As part of the work we have been doing in Strategy around personalisation and the ‘buying’ process, I wanted to share some insights that may assist you when thinking of ways to deliver value for our clients.


Research Online, Purchase Offline or the ROPO effect.


The place of the offline (or in-store) interaction will always be significant, no matter how digital we become.

Do not get me wrong, online is where we need to be winning … BUT … offline is where the skills of your people and processes will drive your competitive advantage.

Statistics and reports show that emotionally connected customers (however small the connection is) are more than twice as valuable as highly satisfied customers.

Connections matter, we all need to feel connected.

Back to the ROPO effect.

ROPO describes the behaviour of customers (or users) that find out all the information they need about the product or service online, but make the final purchase in-store.

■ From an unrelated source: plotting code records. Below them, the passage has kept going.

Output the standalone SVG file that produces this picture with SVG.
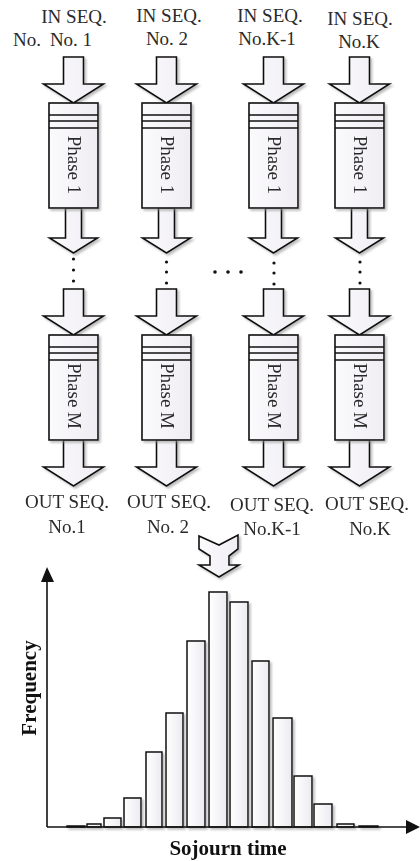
<svg xmlns="http://www.w3.org/2000/svg" xmlns:xlink="http://www.w3.org/1999/xlink" width="420" height="861" viewBox="0 0 420 861">
<style>
.lbl{font-family:"Liberation Serif","Times New Roman",serif;font-size:19px;fill:#2a2a2a;text-anchor:middle}
.ph{font-family:"Liberation Serif","Times New Roman",serif;font-size:19px;fill:#2a2a2a;text-anchor:middle}
.ax{font-family:"Liberation Serif","Times New Roman",serif;font-size:21px;font-weight:bold;fill:#111;text-anchor:middle}
.shape{fill:url(#lav);stroke:#111;stroke-width:1.6;stroke-linejoin:miter}
.bar{fill:url(#barg);stroke:#111;stroke-width:1.5}
.hl{stroke:#111;stroke-width:1.6}
.dot{fill:#111}
</style>
<defs>
<linearGradient id="lav" x1="0" y1="0" x2="1" y2="0">
<stop offset="0" stop-color="#fbfafc"/><stop offset="1" stop-color="#efedf3"/>
</linearGradient>
<linearGradient id="barg" x1="0" y1="0" x2="1" y2="0">
<stop offset="0" stop-color="#ffffff"/><stop offset="1" stop-color="#eceaf0"/>
</linearGradient>
<filter id="sh" x="-20%" y="-20%" width="150%" height="150%">
<feDropShadow dx="2" dy="2" stdDeviation="1.2" flood-color="#888" flood-opacity="0.55"/>
</filter>
<path id="bigArrow" class="shape" d="M-10,-46 L10,-46 L10,-19 L30,-19 L0,0 L-30,-19 L-10,-19 Z"/>
<path id="smallArrow" class="shape" d="M-8,-45 L8,-45 L8,-15 L24,-15 L0,0 L-24,-15 L-8,-15 Z"/>
<g id="phaseBox">
<rect class="shape" x="-24.5" y="0" width="49" height="105"/>
<line class="hl" x1="-24.5" y1="12" x2="24.5" y2="12"/>
<line class="hl" x1="-24.5" y1="18" x2="24.5" y2="18"/>
<line class="hl" x1="-24.5" y1="25" x2="24.5" y2="25"/>
</g>
</defs>
<rect width="420" height="861" fill="#fff"/>

<g id="labels-in">
<text class="lbl" x="74" y="23">IN SEQ.</text>
<text class="lbl" x="71" y="46">No. 1</text>
<text class="lbl" x="27" y="46">No.</text>
<text class="lbl" x="169" y="22">IN SEQ.</text>
<text class="lbl" x="167" y="45">No. 2</text>
<text class="lbl" x="270" y="22">IN SEQ.</text>
<text class="lbl" x="267" y="45">No.K-1</text>
<text class="lbl" x="360" y="25">IN SEQ.</text>
<text class="lbl" x="359" y="48">No.K</text>
</g>

<g id="connectors" filter="url(#sh)">
<use href="#bigArrow" x="73.5" y="103"/>
<use href="#bigArrow" x="166.5" y="103"/>
<use href="#bigArrow" x="273.5" y="103"/>
<use href="#bigArrow" x="359.5" y="103"/>
<use href="#smallArrow" x="73.5" y="253"/>
<use href="#smallArrow" x="166.5" y="253"/>
<use href="#smallArrow" x="273.5" y="253"/>
<use href="#smallArrow" x="359.5" y="253"/>
<use href="#bigArrow" x="73.5" y="335"/>
<use href="#bigArrow" x="166.5" y="335"/>
<use href="#bigArrow" x="273.5" y="335"/>
<use href="#bigArrow" x="359.5" y="335"/>
<use href="#bigArrow" x="73.5" y="486"/>
<use href="#bigArrow" x="166.5" y="486"/>
<use href="#bigArrow" x="273.5" y="486"/>
<use href="#bigArrow" x="359.5" y="486"/>
<path id="merge" class="shape" d="M199,536 L219,545 L238,535 L238,549 L229,556 L229,565 L239,565 L219,577 L199,565 L210,565 L210,556 L199,549 Z"/>
</g>

<g id="dots">
<circle class="dot" cx="73.5" cy="259" r="1.6"/><circle class="dot" cx="73.5" cy="270" r="1.6"/><circle class="dot" cx="73.5" cy="281" r="1.6"/>
<circle class="dot" cx="166.5" cy="262" r="1.6"/><circle class="dot" cx="166.5" cy="272" r="1.6"/><circle class="dot" cx="166.5" cy="283" r="1.6"/>
<circle class="dot" cx="274" cy="263" r="1.6"/><circle class="dot" cx="274" cy="273" r="1.6"/><circle class="dot" cx="274" cy="284" r="1.6"/>
<circle class="dot" cx="360" cy="262" r="1.6"/><circle class="dot" cx="360" cy="272" r="1.6"/><circle class="dot" cx="360" cy="283" r="1.6"/>
<circle class="dot" cx="215" cy="272" r="1.8"/><circle class="dot" cx="228" cy="272" r="1.8"/><circle class="dot" cx="241" cy="272" r="1.8"/>
</g>

<g id="phase1-col1" filter="url(#sh)"><use href="#phaseBox" x="73.5" y="103"/></g>
<g id="phase1-col2" filter="url(#sh)"><use href="#phaseBox" x="166.5" y="103"/></g>
<g id="phase1-col3" filter="url(#sh)"><use href="#phaseBox" x="273.5" y="103"/></g>
<g id="phase1-col4" filter="url(#sh)"><use href="#phaseBox" x="359.5" y="103"/></g>
<g id="phaseM-col1" filter="url(#sh)"><use href="#phaseBox" x="73.5" y="335"/></g>
<g id="phaseM-col2" filter="url(#sh)"><use href="#phaseBox" x="166.5" y="335"/></g>
<g id="phaseM-col3" filter="url(#sh)"><use href="#phaseBox" x="273.5" y="335"/></g>
<g id="phaseM-col4" filter="url(#sh)"><use href="#phaseBox" x="359.5" y="335"/></g>

<g id="phase-texts">
<text class="ph" transform="translate(73.5,165) rotate(90)" x="0" y="6">Phase 1</text>
<text class="ph" transform="translate(166.5,165) rotate(90)" x="0" y="6">Phase 1</text>
<text class="ph" transform="translate(273.5,165) rotate(90)" x="0" y="6">Phase 1</text>
<text class="ph" transform="translate(359.5,165) rotate(90)" x="0" y="6">Phase 1</text>
<text class="ph" transform="translate(73.5,396) rotate(90)" x="0" y="6">Phase M</text>
<text class="ph" transform="translate(166.5,396) rotate(90)" x="0" y="6">Phase M</text>
<text class="ph" transform="translate(273.5,396) rotate(90)" x="0" y="6">Phase M</text>
<text class="ph" transform="translate(359.5,396) rotate(90)" x="0" y="6">Phase M</text>
</g>

<g id="labels-out">
<text class="lbl" x="67" y="508">OUT SEQ.</text>
<text class="lbl" x="67" y="533">No.1</text>
<text class="lbl" x="169" y="508">OUT SEQ.</text>
<text class="lbl" x="168" y="533">No. 2</text>
<text class="lbl" x="272" y="511">OUT SEQ.</text>
<text class="lbl" x="272" y="535">No.K-1</text>
<text class="lbl" x="367" y="510">OUT SEQ.</text>
<text class="lbl" x="370" y="535">No.K</text>
</g>

<g id="histogram">
<g filter="url(#sh)">
<rect class="bar" x="67" y="826" width="18" height="1"/>
<rect class="bar" x="87" y="824" width="14" height="3"/>
<rect class="bar" x="104" y="818" width="17" height="9"/>
<rect class="bar" x="124" y="798" width="17" height="29"/>
<rect class="bar" x="146" y="752" width="16" height="75"/>
<rect class="bar" x="166" y="713" width="17" height="114"/>
<rect class="bar" x="187" y="641" width="18" height="186"/>
<rect class="bar" x="209" y="592" width="18" height="235"/>
<rect class="bar" x="230" y="602" width="18" height="225"/>
<rect class="bar" x="252" y="661" width="17" height="166"/>
<rect class="bar" x="273" y="718" width="19" height="109"/>
<rect class="bar" x="294" y="776" width="18" height="51"/>
<rect class="bar" x="314" y="804" width="18" height="23"/>
<rect class="bar" x="337" y="824" width="17" height="3"/>
<rect class="bar" x="359" y="826" width="19" height="1"/>
</g>
<line x1="47" y1="827" x2="47" y2="580" stroke="#111" stroke-width="1.6"/>
<path d="M47,567 L41,582 L54,582 Z" fill="#111"/>
<line x1="47" y1="827" x2="408" y2="827" stroke="#111" stroke-width="1.6"/>
<path d="M420,827 L406,820 L406,834 Z" fill="#111"/>
<text class="ax" transform="translate(29,688) rotate(-90)" x="0" y="7">Frequency</text>
<text class="ax" x="228" y="855">Sojourn time</text>
</g>
</svg>
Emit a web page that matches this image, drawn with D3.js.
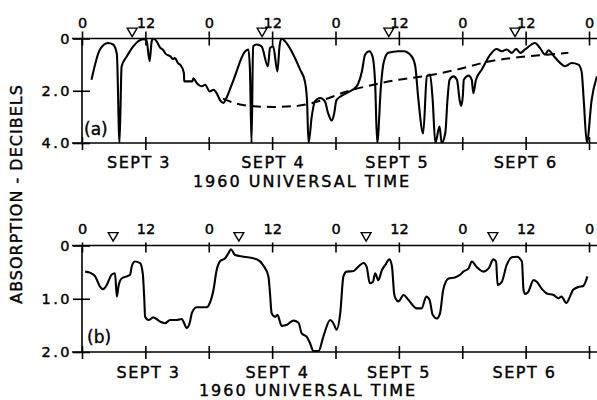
<!DOCTYPE html>
<html>
<head>
<meta charset="utf-8">
<script src="https://cdn.jsdelivr.net/npm/d3@7"></script>
<style>
body { margin: 0; background: #fff; }
svg { display: block; font-family: "DejaVu Sans", sans-serif; }
svg text { fill: #000; stroke: #000; stroke-width: 0.4px; }
</style>
</head>
<body>
<div id="chart"></div>
<script>
// hours since 0 UT Sept 3 1960, absorption in dB
var curveA = [[1.8,1.58],[3.4,0.42],[4.9,0.17],[5.9,0.23],[6.6,0.6],[7.1,4.0],[7.5,1.07],[8.5,0.68],[9.7,0.3],
  [11.6,0.03],[12.2,0.05],[12.8,0.87],[13.2,0.1],[13.5,0],[14.1,0.1],[14.8,0.35],[15.4,0.45],[15.8,0.58],[16.7,0.68],
  [17.2,0.78],[17.6,0.75],[18.2,0.95],[18.6,1.0],[19.3,1.32],[19.35,1.64],[20.9,1.64],[21.1,1.52],[21.7,1.7],
  [22.7,1.83],[23.3,1.77],[24.2,2.03],[24.9,1.96],[25.5,2.09],[26.1,2.35],[26.8,2.47],[27.3,2.3],[28.7,1.58],
  [30.9,0.49],[31.5,0.42],[31.8,1.2],[32.1,4.0],[32.4,0.3],[33.1,0.23],[34,0.3],[35.2,1.06],[35.6,0.36],[36.2,0.3],
  [37,1.26],[37.4,0.3],[37.8,0],[38.4,0.1],[41.3,1.19],[42.2,1.64],[42.6,2.35],[42.9,4.0],[43.5,2.99],[44.1,2.41],
  [45.1,2.28],[46,2.41],[46.6,2.86],[47.3,3.14],[47.7,2.92],[48.2,2.35],[50.1,2.09],[52,1.83],[53,1.26],[53.6,0.62],
  [54.4,0.49],[55,0.68],[55.5,1.7],[55.9,4.0],[56.6,1.83],[57.1,0.94],[58,0.55],[59.9,0.49],[60.9,0.49],[62.4,0.68],
  [63.1,1.06],[63.7,2.35],[64.6,3.63],[65.3,1.45],[65.9,1.38],[66.4,2.35],[66.9,4.0],[67.7,3.37],[68.1,4.0],[68.8,3.6],
  [69.2,2.35],[69.6,1.58],[70.3,1.45],[71,1.58],[71.5,2.35],[71.8,2.58],[72.1,2.22],[72.3,1.58],[73.2,1.42],[73.8,1.58],
  [74.1,2.09],[74.6,1.58],[75.7,1.19],[77.3,0.62],[78.5,0.4],[79.5,0.49],[80.4,0.42],[81.4,0.55],[82.2,0.4],[83,0.55],
  [83.9,0.42],[85.8,0.17],[86.7,0.36],[87.7,0.62],[88.3,0.45],[89.6,0.74],[90.9,1.0],[91.5,1.06],[92.7,0.94],[94,1.0],
  [94.6,1.26],[95,2.35],[95.6,4.0],[96.5,2.35],[97.5,1.45]];

var dashedA = [[26.7,2.3],[29,2.48],[31.8,2.58],[36.2,2.62],[40.7,2.58],[45.7,2.35],[50.1,2.03],[55.2,1.77],
  [59.9,1.58],[64.6,1.45],[71,1.19],[77.3,0.87],[83.5,0.7],[88,0.62],[92.1,0.55]];

var curveB = [[0.6,0.49],[1.5,0.51],[2.5,0.58],[3.4,0.77],[4,0.82],[4.7,0.74],[5.6,0.55],[6.25,0.52],[6.6,0.96],
  [6.9,0.77],[7.5,0.62],[8.5,0.58],[9.1,0.55],[9.4,0.4],[10,0.3],[11,0.33],[11.5,0.52],[11.8,1.02],[11.95,1.34],
  [12.6,1.4],[13.5,1.35],[14.8,1.43],[15.7,1.46],[16.7,1.4],[17.9,1.4],[18.9,1.38],[19.3,1.45],[19.8,1.55],[20.4,1.45],
  [20.8,1.27],[21.7,1.16],[23.6,1.16],[24.2,1.08],[24.9,0.83],[25.5,0.46],[26.1,0.3],[27.1,0.24],[27.7,0.15],[28.2,0.07],
  [29,0.18],[30.6,0.21],[33.1,0.26],[34.3,0.37],[35.3,0.58],[35.6,0.9],[35.9,1.27],[36.6,1.34],[37,1.3],[37.8,1.51],
  [38.8,1.49],[40,1.41],[41,1.45],[41.6,1.65],[42.6,1.72],[43.2,1.84],[43.8,1.98],[44.8,1.98],[45.7,1.71],[47,1.4],
  [47.6,1.46],[48.2,1.58],[48.9,1.27],[49.5,0.58],[50.1,0.49],[51.4,0.48],[52,0.43],[53.3,0.33],[53.9,0.4],[54.5,0.71],
  [55.1,0.68],[55.5,0.52],[56.1,0.65],[56.8,0.46],[57.4,0.37],[58.2,0.26],[58.7,0.4],[59.1,0.9],[59.4,1.0],[59.9,1.05],
  [60.9,0.93],[61.8,1.02],[63.4,1.18],[64.3,1.18],[65.2,0.96],[65.8,1.02],[66.4,1.3],[67.2,1.37],[67.8,1.27],[68.4,0.83],
  [69.4,0.62],[70.6,0.6],[71.6,0.55],[72.2,0.49],[73.2,0.43],[73.8,0.3],[74.7,0.4],[76,0.49],[77,0.43],[77.9,0.26],
  [78.4,0.3],[78.7,0.74],[79.5,0.68],[80.4,0.37],[81.4,0.22],[82.3,0.21],[83.3,0.3],[83.6,0.83],[83.9,0.91],[84.5,0.87],
  [85.5,0.65],[86.1,0.68],[87.1,0.82],[88,0.9],[89.3,0.93],[90.2,0.99],[90.8,0.96],[91.7,1.08],[92.4,0.96],[93,0.83],
  [94,0.78],[94.9,0.76],[95.7,0.58]];

// triangle markers (hour)
var trianglesA = [9.5, 34.1, 58.1, 82];
var trianglesB = [5.9, 29.7, 53.8, 77.8];

var hourTicks = [0, 12, 24, 36, 48, 60, 72, 84, 96];
var dayLabels = ["SEPT 3", "SEPT 4", "SEPT 5", "SEPT 6"];
var dayHoursA = [10.8, 36.2, 59.7, 84];
var dayHoursB = [12.6, 37, 60, 83.8];
var yTicksA = [0, 2, 4];
var yTicksB = [0, 1, 2];

var width = 597, height = 400;

var svg = d3.select("#chart").append("svg")
    .attr("width", width)
    .attr("height", height);

// shared time scale
var x = d3.scaleLinear().domain([0, 96]).range([82, 589]);
var xEnd = 597;

function drawPanel(p) {
    var y = d3.scaleLinear().domain([0, p.max]).range([p.top, p.bottom]);
    var g = svg.append("g");

    // frame lines (open on the right)
    g.append("line").attr("x1", 72).attr("x2", xEnd).attr("y1", y(0)).attr("y2", y(0));
    g.append("line").attr("x1", 72).attr("x2", xEnd).attr("y1", y(p.max)).attr("y2", y(p.max));
    g.append("line").attr("x1", x(0)).attr("x2", x(0)).attr("y1", y(0)).attr("y2", y(p.max));
    g.selectAll("line").attr("stroke", "#000").attr("stroke-width", 1.6);

    // top time axis
    var top = g.append("g")
        .attr("transform", "translate(0," + y(0) + ")")
        .call(d3.axisTop(x).tickValues(hourTicks).tickSize(p.topUp).tickPadding(p.topPad)
            .tickFormat(function(d) { return d % 24 === 0 ? "0" : "12"; }));
    top.select(".domain").remove();
    top.selectAll(".tick line").attr("y1", p.topDown).attr("stroke-width", 1.6);
    top.selectAll(".tick text").style("font-size", "14.5px").style("font-family", "DejaVu Sans");

    // bottom time axis
    var bot = g.append("g")
        .attr("transform", "translate(0," + y(p.max) + ")")
        .call(d3.axisBottom(x).tickValues(hourTicks).tickSize(7).tickFormat(""));
    bot.select(".domain").remove();
    bot.selectAll(".tick line").attr("y1", -6).attr("stroke-width", 1.6);

    // left axis
    var left = g.append("g")
        .attr("transform", "translate(" + x(0) + ",0)")
        .call(d3.axisLeft(y).tickValues(p.yTicks).tickSize(9).tickPadding(1)
            .tickFormat(function(d) { return d === 0 ? "0" : d3.format(".1f")(d); }));
    left.select(".domain").remove();
    left.selectAll(".tick line").attr("x1", 8).attr("stroke-width", 1.6);
    left.selectAll(".tick text").style("font-size", "14.5px").style("font-family", "DejaVu Sans")
        .style("letter-spacing", "2.5px");

    // triangles
    g.selectAll(".tri").data(p.triangles).enter().append("path")
        .attr("d", d3.symbol().type(d3.symbolTriangle).size(42))
        .attr("transform", function(d) { return "translate(" + x(d) + "," + (y(0) - p.triOff) + ") rotate(180)"; })
        .attr("fill", "none").attr("stroke", "#000").attr("stroke-width", 1.4);

    // clip
    svg.append("clipPath").attr("id", "clip" + p.id).append("rect")
        .attr("x", x(0)).attr("y", y(0)).attr("width", xEnd - x(0)).attr("height", y(p.max) - y(0));

    var line = d3.line()
        .x(function(d) { return x(d[0]); })
        .y(function(d) { return y(d[1]); })
        .curve(d3.curveMonotoneX);

    if (p.dashed) {
        g.append("path").datum(p.dashed)
            .attr("d", line)
            .attr("clip-path", "url(#clip" + p.id + ")")
            .attr("fill", "none").attr("stroke", "#000").attr("stroke-width", 2)
            .attr("stroke-dasharray", "9,6");
    }

    g.append("path").datum(p.data)
        .attr("d", line)
        .attr("clip-path", "url(#clip" + p.id + ")")
        .attr("fill", "none").attr("stroke", "#000").attr("stroke-width", 2.1)
        .attr("stroke-linejoin", "round");

    // panel tag
    g.append("text").attr("x", p.tagX).attr("y", p.tagY)
        .style("font-size", "17px").text(p.tag);

    // day labels
    g.selectAll(".day").data(dayLabels).enter().append("text")
        .attr("x", function(d, i) { return x(p.dayHours[i]); })
        .attr("y", p.dayY)
        .attr("text-anchor", "middle")
        .style("font-size", "16px").style("letter-spacing", "1.5px")
        .text(function(d) { return d; });

    g.append("text").attr("x", p.titleX).attr("y", p.titleY)
        .attr("text-anchor", "middle")
        .style("font-size", "16px").style("letter-spacing", "2px")
        .text("1960 UNIVERSAL TIME");
}

drawPanel({id: "a", max: 4, top: 38.5, bottom: 143, yTicks: yTicksA, topUp: 7, topDown: 7, topPad: 4,
    triangles: trianglesA, triOff: 7.5, data: curveA, dashed: dashedA,
    tag: "(a)", tagX: 84, tagY: 135, dayHours: dayHoursA, dayY: 168, titleX: 302, titleY: 187});

drawPanel({id: "b", max: 2, top: 245.5, bottom: 352, yTicks: yTicksB, topUp: 3, topDown: 7, topPad: 9,
    triangles: trianglesB, triOff: 10, data: curveB, dashed: null,
    tag: "(b)", tagX: 87, tagY: 343, dayHours: dayHoursB, dayY: 378, titleX: 308, titleY: 396});

// shared y label
svg.append("text")
    .attr("transform", "translate(22,194) rotate(-90)")
    .attr("text-anchor", "middle")
    .style("font-size", "16px").style("letter-spacing", "1px")
    .text("ABSORPTION - DECIBELS");
</script>
</body>
</html>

  • I am able to see, touch and try;
  • I get it immediately;
  • I am more certain about the fit / suitability;
  • I am more comfortable in-store


This is by no means a new concept, but I believe that the ROPO effect in its previous form describes the passive scenario of the customer starting the process.

The ROPO effect of tomorrow is about how you can trigger emotions proactively, to connect with customers and ‘prompt’ them to interact.


How you can blend your online strategy into everyday human interactions. How you can deliver advice, convenience and positive outcomes to your customers. How will you drive business metrics higher (increase reach, leads and conversions).


Customers research online before shopping, the research online while shopping and use the internet to shop locally, so how are you catering for this?

You have to take what you know about customer interactions that occur online (behaviours and patterns) and tailor the in-store experience to support these behaviours; the customer needs to feel like they are continuing the journey when they walk in-store, not starting it all over again.

Equally as important, you must use this in-store data, collected while customers are shopping and personalise your digital touchpoints.

“But we cannot track customers in-store.” … change that, fast.

Think personalised communication, interactive displays, click-and-collect, appointments or events, in-store connected apps, loyalty cards, POS systems, iPads, personalised in-store notifications / offers / specials, email and mobile message communication etc.


Australia provides a good customer experience, but it is not great.


There is a real opportunity for forward-thinking businesses to deliver an exceptional experience both online and offline.